Bill Black, perhaps the person most responsible for sending S&L executives to prison in the late 1980s, developed a theory of “control fraud” in which he attempts to show that the standards of criminal liability for high-level executives, particularly CEOs, should take into account the fact that they are able to control the overall actions of various actors within the organization. The control fraud doctrine has not, to my knowledge, gained much traction in the courts as an independent basis for prosecuting financial executives.
Nevertheless, we could more directly address the problem with legislation in ways that are not even very novel. For many decades, even centuries, we have solved the problem of fragmented culpability by making it a crime to be part of an organization that commits crimes, and we measure criminal intention by much broader concepts than the precise intention to commit the underlying crime itself.
The most famous example of such a “crimes of crimes” is perhaps the Racketeer Influenced and Corrupt Organizations Act (RICO), enacted to help prosecutors break up the Mob and other criminal enterprises. We could take a few instances of actual bank criminality committed by a specific bank–and recent scandals have shown that there are enough to go around–and then make it a crime for the executives to be organizing with the knowledge that such underlying or “predicate” crimes will inevitably be committed somewhere within the organization. We could even go further to define culpability in strict liability terms, not requiring a specific intention or expectation that a criminal outcome will be committed.
But we have not taken this action because to do so would force us to confront our cultural and social values. This effort becomes really uncomfortable.
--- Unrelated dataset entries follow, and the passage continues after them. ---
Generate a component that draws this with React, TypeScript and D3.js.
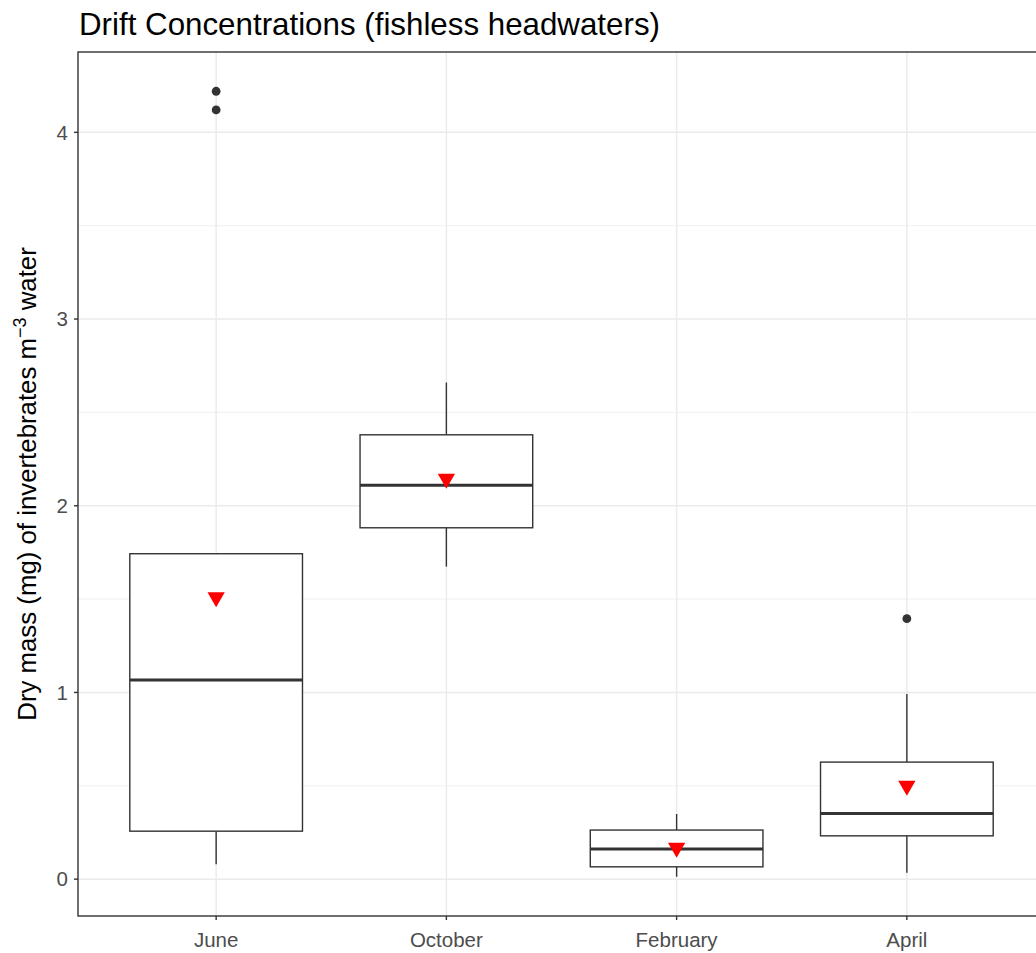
import React from 'react'
import * as d3 from 'd3'

// Data
const months = ['June', 'October', 'February', 'April']
const lowerWhisker = [0.08, 1.674, 0.013, 0.034]
const lowerHinge = [0.257, 1.882, 0.066, 0.232]
const medians = [1.067, 2.11, 0.162, 0.352]
const upperHinge = [1.743, 2.38, 0.263, 0.627]
const upperWhisker = [1.743, 2.66, 0.349, 0.992]
const means = [1.51, 2.145, 0.168, 0.5]
const outliers = [[4.22, 4.12], [], [], [1.395]]
const yTicks = [0, 1, 2, 3, 4]
const yMinor = [0.5, 1.5, 2.5, 3.5]

const width = 1036
const height = 953
const panel = { left: 78, top: 52, right: 1045, bottom: 916 }

export default function App() {
  // y domain with ggplot's 5% expansion
  const allVals = lowerWhisker.concat(upperWhisker, outliers.flat())
  const lo = d3.min(allVals) as number
  const hi = d3.max(allVals) as number
  const pad = (hi - lo) * 0.05

  const x = d3.scalePoint<string>()
    .domain(months)
    .range([panel.left, panel.right])
    .padding(0.6)
  const y = d3.scaleLinear()
    .domain([lo - pad, hi + pad])
    .range([panel.bottom, panel.top])

  const boxW = x.step() * 0.75
  const tri = d3.symbol().type(d3.symbolTriangle).size(130)()

  const font = "'Liberation Sans', Arial, sans-serif"

  return (
    <svg width={width} height={height} style={{ position: 'absolute', left: 0, top: 0 }} fontFamily={font}>
      <rect x={0} y={0} width={width} height={height} fill="#fff" />

      {/* grid */}
      {yMinor.map(v => (
        <line key={'mn' + v} x1={panel.left} x2={panel.right} y1={y(v)} y2={y(v)} stroke="#EBEBEB" strokeWidth={0.8} />
      ))}
      {yTicks.map(v => (
        <line key={'mj' + v} x1={panel.left} x2={panel.right} y1={y(v)} y2={y(v)} stroke="#EBEBEB" strokeWidth={1.5} />
      ))}
      {months.map(m => (
        <line key={'vx' + m} x1={x(m)} x2={x(m)} y1={panel.top} y2={panel.bottom} stroke="#EBEBEB" strokeWidth={1.5} />
      ))}

      {/* boxes */}
      {months.map((m, i) => {
        const cx = x(m) as number
        return (
          <g key={m} stroke="#333333" fill="none">
            <line x1={cx} x2={cx} y1={y(upperWhisker[i])} y2={y(upperHinge[i])} strokeWidth={1.4} />
            <line x1={cx} x2={cx} y1={y(lowerHinge[i])} y2={y(lowerWhisker[i])} strokeWidth={1.4} />
            <rect x={cx - boxW / 2} width={boxW} y={y(upperHinge[i])}
              height={y(lowerHinge[i]) - y(upperHinge[i])} fill="#fff" strokeWidth={1.4} />
            <line x1={cx - boxW / 2} x2={cx + boxW / 2} y1={y(medians[i])} y2={y(medians[i])} strokeWidth={3} />
            {outliers[i].map((v, j) => (
              <circle key={j} cx={cx} cy={y(v)} r={4.4} fill="#333333" stroke="none" />
            ))}
            <path d={tri as string} transform={`translate(${cx},${y(means[i])}) rotate(180)`} fill="#FF0000" stroke="none" />
          </g>
        )
      })}

      {/* panel border */}
      <rect x={panel.left} y={panel.top} width={panel.right - panel.left} height={panel.bottom - panel.top}
        fill="none" stroke="#333333" strokeWidth={1.4} />

      {/* y axis */}
      {yTicks.map(v => (
        <g key={'yt' + v}>
          <line x1={panel.left - 4} x2={panel.left} y1={y(v)} y2={y(v)} stroke="#333333" strokeWidth={1.4} />
          <text x={panel.left - 10} y={y(v)} dy="0.35em" textAnchor="end" fontSize={20.5} fill="#4D4D4D">{v}</text>
        </g>
      ))}

      {/* x axis */}
      {months.map(m => (
        <g key={'xt' + m}>
          <line x1={x(m)} x2={x(m)} y1={panel.bottom} y2={panel.bottom + 4} stroke="#333333" strokeWidth={1.4} />
          <text x={x(m)} y={947} textAnchor="middle" fontSize={20.5} fill="#4D4D4D">{m}</text>
        </g>
      ))}

      {/* y label */}
      <text transform={`translate(36,${(panel.top + panel.bottom) / 2}) rotate(-90)`} textAnchor="middle" fontSize={25.8} fill="#000">
        Dry mass (mg) of invertebrates m<tspan fontSize={18} dy={-10}>−3</tspan><tspan dy={10}> water</tspan>
      </text>

      {/* title */}
      <text x={79} y={35} fontSize={31.3} fill="#000">Drift Concentrations (fishless headwaters)</text>
    </svg>
  )
}
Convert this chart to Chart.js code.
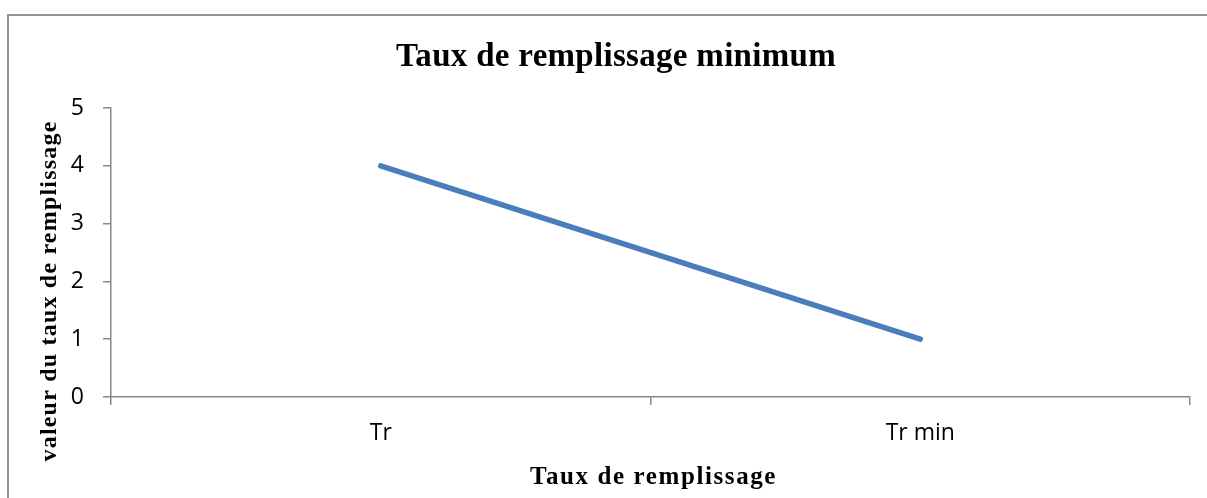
<!DOCTYPE html>
<html lang="fr">
<head>
<meta charset="utf-8">
<title>Taux de remplissage minimum</title>
<script src="https://cdn.jsdelivr.net/npm/chart.js@4/dist/chart.umd.min.js"></script>
<style>
  html, body { margin: 0; padding: 0; background: #ffffff; overflow: hidden; }
  #wrap { width: 1207px; height: 498px; position: relative; }
</style>
</head>
<body>
<div id="wrap"><canvas id="chart" width="1207" height="498"></canvas></div>
<script>
// Données du graphique
const categories = ['Tr', 'Tr min'];
const tauxValues = [4, 1];
const yMin = 0;
const yMax = 5;
const yStep = 1;

// Textes
const chartTitle = 'Taux de remplissage minimum';
const xAxisTitle = 'Taux de remplissage';
const yAxisTitle = 'valeur du taux de remplissage';

const axisGray = '#878787';
const serif = '"Liberation Serif", "Times New Roman", serif';
const sans = '"Open Sans", sans-serif';

// Cadre extérieur et titres (avec espacement des lettres)
const frameAndTitles = {
  id: 'frameAndTitles',
  beforeDraw(chart) {
    const ctx = chart.ctx;
    ctx.save();
    ctx.fillStyle = '#ffffff';
    ctx.fillRect(0, 0, chart.width, chart.height);
    ctx.strokeStyle = '#959595';
    ctx.lineWidth = 2;
    ctx.beginPath();
    ctx.moveTo(8, chart.height + 5);
    ctx.lineTo(8, 15);
    ctx.lineTo(chart.width + 5, 15);
    ctx.stroke();
    ctx.restore();
  },
  afterDraw(chart) {
    const ctx = chart.ctx;
    const area = chart.chartArea;
    ctx.save();
    ctx.fillStyle = '#000000';
    ctx.textAlign = 'center';
    ctx.textBaseline = 'alphabetic';

    // Titre principal
    ctx.font = 'bold 33px ' + serif;
    ctx.letterSpacing = '0.3px';
    ctx.fillText(chartTitle, 616, 66);

    // Titre de l'axe horizontal
    ctx.font = 'bold 25px ' + serif;
    ctx.letterSpacing = '1.6px';
    ctx.fillText(xAxisTitle, (area.left + area.right) / 2 + 3, 484);

    // Titre de l'axe vertical
    ctx.font = 'bold 24px ' + serif;
    ctx.letterSpacing = '1.2px';
    ctx.translate(56, 291);
    ctx.rotate(-Math.PI / 2);
    ctx.fillText(yAxisTitle, 0, 0);
    ctx.restore();
  }
};

new Chart(document.getElementById('chart'), {
  type: 'line',
  data: {
    labels: categories,
    datasets: [{
      label: 'Taux',
      data: tauxValues,
      borderColor: '#4a7ebb',
      backgroundColor: '#4a7ebb',
      borderWidth: 5.5,
      borderCapStyle: 'round',
      pointRadius: 0,
      pointHoverRadius: 0,
      tension: 0,
      fill: false
    }]
  },
  options: {
    responsive: false,
    animation: false,
    events: [],
    layout: { padding: { top: 108, right: 17, bottom: 0, left: 0 } },
    plugins: {
      legend: { display: false },
      title: { display: false },
      tooltip: { enabled: false }
    },
    scales: {
      x: {
        type: 'category',
        offset: true,
        grid: {
          offset: true,
          drawOnChartArea: false,
          drawTicks: true,
          tickLength: 8,
          color: axisGray,
          lineWidth: 1.5
        },
        border: { display: true, color: axisGray, width: 1.5 },
        ticks: {
          color: '#000000',
          font: { family: sans, size: 23 },
          padding: 15,
          maxRotation: 0
        },
        afterFit(scale) { scale.height = 101; }
      },
      y: {
        min: yMin,
        max: yMax,
        grid: {
          drawOnChartArea: false,
          drawTicks: true,
          tickLength: 8,
          color: axisGray,
          lineWidth: 1.5
        },
        border: { display: true, color: axisGray, width: 1.5 },
        ticks: {
          stepSize: yStep,
          color: '#000000',
          font: { family: sans, size: 23 },
          padding: 19
        },
        afterFit(scale) { scale.width = 111; }
      }
    }
  },
  plugins: [frameAndTitles]
});
</script>
</body>
</html>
Whereas we believe that it is a rather criminal thing to shoot people or sell them drugs and that no earthly good could ultimately come of this activity, we don’t really think it is criminal to take risk, even great risk, in order to make profit. We might believe that financial risk taking should be restricted if it threatens to cause harm to others. We might believe that we should even stop participants where they repeatedly make high-risk mistakes without concern for the consequences. But we don’t think organizing to take risk in an inherently risky marketplace is criminal. We know that all kinds of motivations lead to risky behavior, particularly during the widespread exuberance or madness of crowds that creates bubbles and leads to crises. We find the excesses of some quite distasteful and we want them to pay back their recklessly gotten gains. Sometimes we remove them from their positions. We usually object to bailing them out even if they convince us that we must do in order to save ourselves from their wreckage.
But as a society that understands the risk-reward correlation and bases our entire prosperity on this correlation, we just don’t really think it is actually criminal for the individual participants to undertake these risks– even when the outcome itself becomes a crime. However dubious our belief might be—and it surely is in part a self-delusion—we just think too much good comes of the overall activity to get serious about curbing it.
Putting a few executives in jail would not only satisfy our lust for vengeance; it would very likely change behavior on Wall Street. Nevertheless we worry that the chilling effect of doing so might be excessive, that we would be turning into criminals the individuals who might be like the rest of us in different circumstances.
This is perhaps another, more basic reason why I don’t think we will see serious effort being devoted to the detailed investigation and forceful prosecution necessary to make examples of some financial executives.